Exercise details: Leave out all pictures. Return exactly the lines from the top of the material through the line containing "const main = zip(tMain, iMain), sweepA".

Supplied information:

------------

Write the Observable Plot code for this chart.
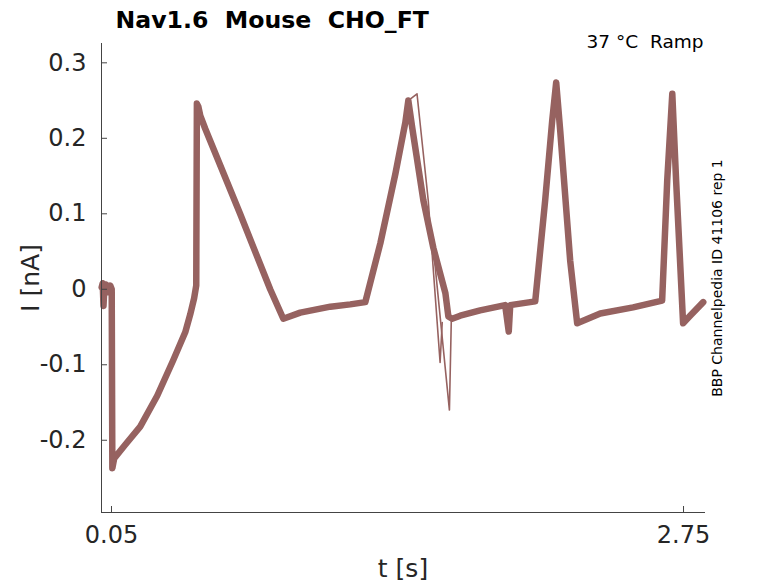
<!DOCTYPE html>
<html><head><meta charset="utf-8">
<script src="https://cdn.jsdelivr.net/npm/d3@7"></script>
<script src="https://cdn.jsdelivr.net/npm/@observablehq/plot@0.6"></script>
<style>body{margin:0;background:#fff} svg text{white-space:pre}</style>
</head><body><div id="chart"></div>
<script>
// main sweep (time in s, current in nA)
const tMain = [0.0037,0.0085,0.0122,0.0165,0.025,0.034,0.044,0.051,0.054,0.0627,0.1147,0.1855,0.2658,0.3413,0.398,0.4219,0.440,0.450,0.453,0.460,0.469,0.492,0.657,0.799,0.861,0.941,1.083,1.177,1.248,1.319,1.390,1.437,1.451,1.470,1.522,1.569,1.626,1.640,1.658,1.696,1.790,1.908,1.925,1.932,2.050,2.097,2.130,2.149,2.168,2.215,2.248,2.357,2.512,2.649,2.673,2.697,2.715,2.748,2.781,2.843];
const iMain = [0.0025,0.008,-0.022,0.003,0.006,-0.004,0.005,0.000,-0.237,-0.224,-0.206,-0.182,-0.141,-0.094,-0.057,-0.033,-0.012,0.005,0.246,0.242,0.230,0.213,0.100,0.000,-0.039,-0.031,-0.023,-0.020,-0.017,0.061,0.153,0.221,0.250,0.213,0.118,0.055,-0.005,-0.036,-0.039,-0.035,-0.028,-0.021,-0.056,-0.021,-0.016,0.118,0.223,0.274,0.210,0.038,-0.045,-0.032,-0.024,-0.015,0.144,0.259,0.144,-0.045,-0.035,-0.017];
// other sweeps diverging around the second ramp
const tSweepA = [1.451,1.492,1.545,1.601,1.611];
const iSweepA = [0.250,0.259,0.118,-0.097,-0.044];
const tSweepB = [1.569,1.645,1.654];
const iSweepB = [0.055,-0.160,-0.039];
const xTicks = [0.05, 2.75];
const yTicks = [-0.2, -0.1, 0, 0.1, 0.2, 0.3];
const title = "Nav1.6  Mouse  CHO_FT";
const condition = "37 °C  Ramp";
const source = "BBP Channelpedia ID 41106 rep 1";

const zip = (ts, is) => ts.map((t, k) => ({t, i: is[k]}));
const main = zip(tMain, iMain), sweepA = zip(tSweepA, iSweepA), sweepB = zip(tSweepB, iSweepB);

const W = 778, H = 583, mL = 101, mR = 74, mT = 43, mB = 71;
const innerW = W - mL - mR, innerH = H - mT - mB;
const col = "#966260", axisCol = "#444444", textCol = "#262626";

const chart = Plot.plot({
  width: W, height: H,
  marginLeft: mL, marginRight: mR, marginTop: mT, marginBottom: mB,
  style: {fontFamily: "DejaVu Sans", color: textCol, background: "#fff"},
  x: {domain: [0.0028, 2.849]},
  y: {domain: [-0.2957, 0.3256]},
  marks: [
    Plot.line(main, {x: "t", y: "i", stroke: col, strokeWidth: 6.5, strokeLinejoin: "round", strokeLinecap: "round"}),
    Plot.line(sweepA, {x: "t", y: "i", stroke: col, strokeWidth: 1.6, strokeLinejoin: "round"}),
    Plot.line(sweepB, {x: "t", y: "i", stroke: col, strokeWidth: 1.6, strokeLinejoin: "round"}),
    Plot.frame({anchor: "left", stroke: axisCol}),
    Plot.frame({anchor: "bottom", stroke: axisCol}),
    Plot.tickX(xTicks, {x: d => d, insetTop: innerH - 6, stroke: axisCol}),
    Plot.tickY(yTicks, {y: d => d, insetRight: innerW - 6, stroke: axisCol}),
    Plot.axisX(xTicks, {tickSize: 0, tickPadding: 13, fontSize: 24, tickFormat: d => d.toFixed(2), label: null}),
    Plot.axisY(yTicks, {tickSize: 0, tickPadding: 15, fontSize: 24, tickFormat: d => String(d), label: null}),
    Plot.text([title], {frameAnchor: "top-left", dx: 14, dy: -16, textAnchor: "start", lineAnchor: "bottom", fontSize: 23.6, fontWeight: "bold", fill: "#000"}),
    Plot.text([condition], {frameAnchor: "top-right", dx: -1, dy: 4, textAnchor: "end", lineAnchor: "bottom", fontSize: 18.5, fill: "#000"}),
    Plot.text(["t [s]"], {frameAnchor: "bottom", dy: 64, lineAnchor: "bottom", fontSize: 25, fill: textCol}),
    Plot.text(["I [nA]"], {frameAnchor: "left", dx: -71, rotate: -90, textAnchor: "middle", lineAnchor: "middle", fontSize: 25, fill: textCol}),
    Plot.text([source], {frameAnchor: "right", dx: 13, rotate: -90, textAnchor: "middle", lineAnchor: "middle", fontSize: 14, fill: "#000"})
  ]
});
document.getElementById("chart").appendChild(chart);
</script>
</body></html>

------------

Complete answer:
Write the Observable Plot code for this chart.
<!DOCTYPE html>
<html><head><meta charset="utf-8">
<script src="https://cdn.jsdelivr.net/npm/d3@7"></script>
<script src="https://cdn.jsdelivr.net/npm/@observablehq/plot@0.6"></script>
<style>body{margin:0;background:#fff} svg text{white-space:pre}</style>
</head><body><div id="chart"></div>
<script>
// main sweep (time in s, current in nA)
const tMain = [0.0037,0.0085,0.0122,0.0165,0.025,0.034,0.044,0.051,0.054,0.0627,0.1147,0.1855,0.2658,0.3413,0.398,0.4219,0.440,0.450,0.453,0.460,0.469,0.492,0.657,0.799,0.861,0.941,1.083,1.177,1.248,1.319,1.390,1.437,1.451,1.470,1.522,1.569,1.626,1.640,1.658,1.696,1.790,1.908,1.925,1.932,2.050,2.097,2.130,2.149,2.168,2.215,2.248,2.357,2.512,2.649,2.673,2.697,2.715,2.748,2.781,2.843];
const iMain = [0.0025,0.008,-0.022,0.003,0.006,-0.004,0.005,0.000,-0.237,-0.224,-0.206,-0.182,-0.141,-0.094,-0.057,-0.033,-0.012,0.005,0.246,0.242,0.230,0.213,0.100,0.000,-0.039,-0.031,-0.023,-0.020,-0.017,0.061,0.153,0.221,0.250,0.213,0.118,0.055,-0.005,-0.036,-0.039,-0.035,-0.028,-0.021,-0.056,-0.021,-0.016,0.118,0.223,0.274,0.210,0.038,-0.045,-0.032,-0.024,-0.015,0.144,0.259,0.144,-0.045,-0.035,-0.017];
// other sweeps diverging around the second ramp
const tSweepA = [1.451,1.492,1.545,1.601,1.611];
const iSweepA = [0.250,0.259,0.118,-0.097,-0.044];
const tSweepB = [1.569,1.645,1.654];
const iSweepB = [0.055,-0.160,-0.039];
const xTicks = [0.05, 2.75];
const yTicks = [-0.2, -0.1, 0, 0.1, 0.2, 0.3];
const title = "Nav1.6  Mouse  CHO_FT";
const condition = "37 °C  Ramp";
const source = "BBP Channelpedia ID 41106 rep 1";

const zip = (ts, is) => ts.map((t, k) => ({t, i: is[k]}));
const main = zip(tMain, iMain), sweepA = zip(tSweepA, iSweepA), sweepB = zip(tSweepB, iSweepB);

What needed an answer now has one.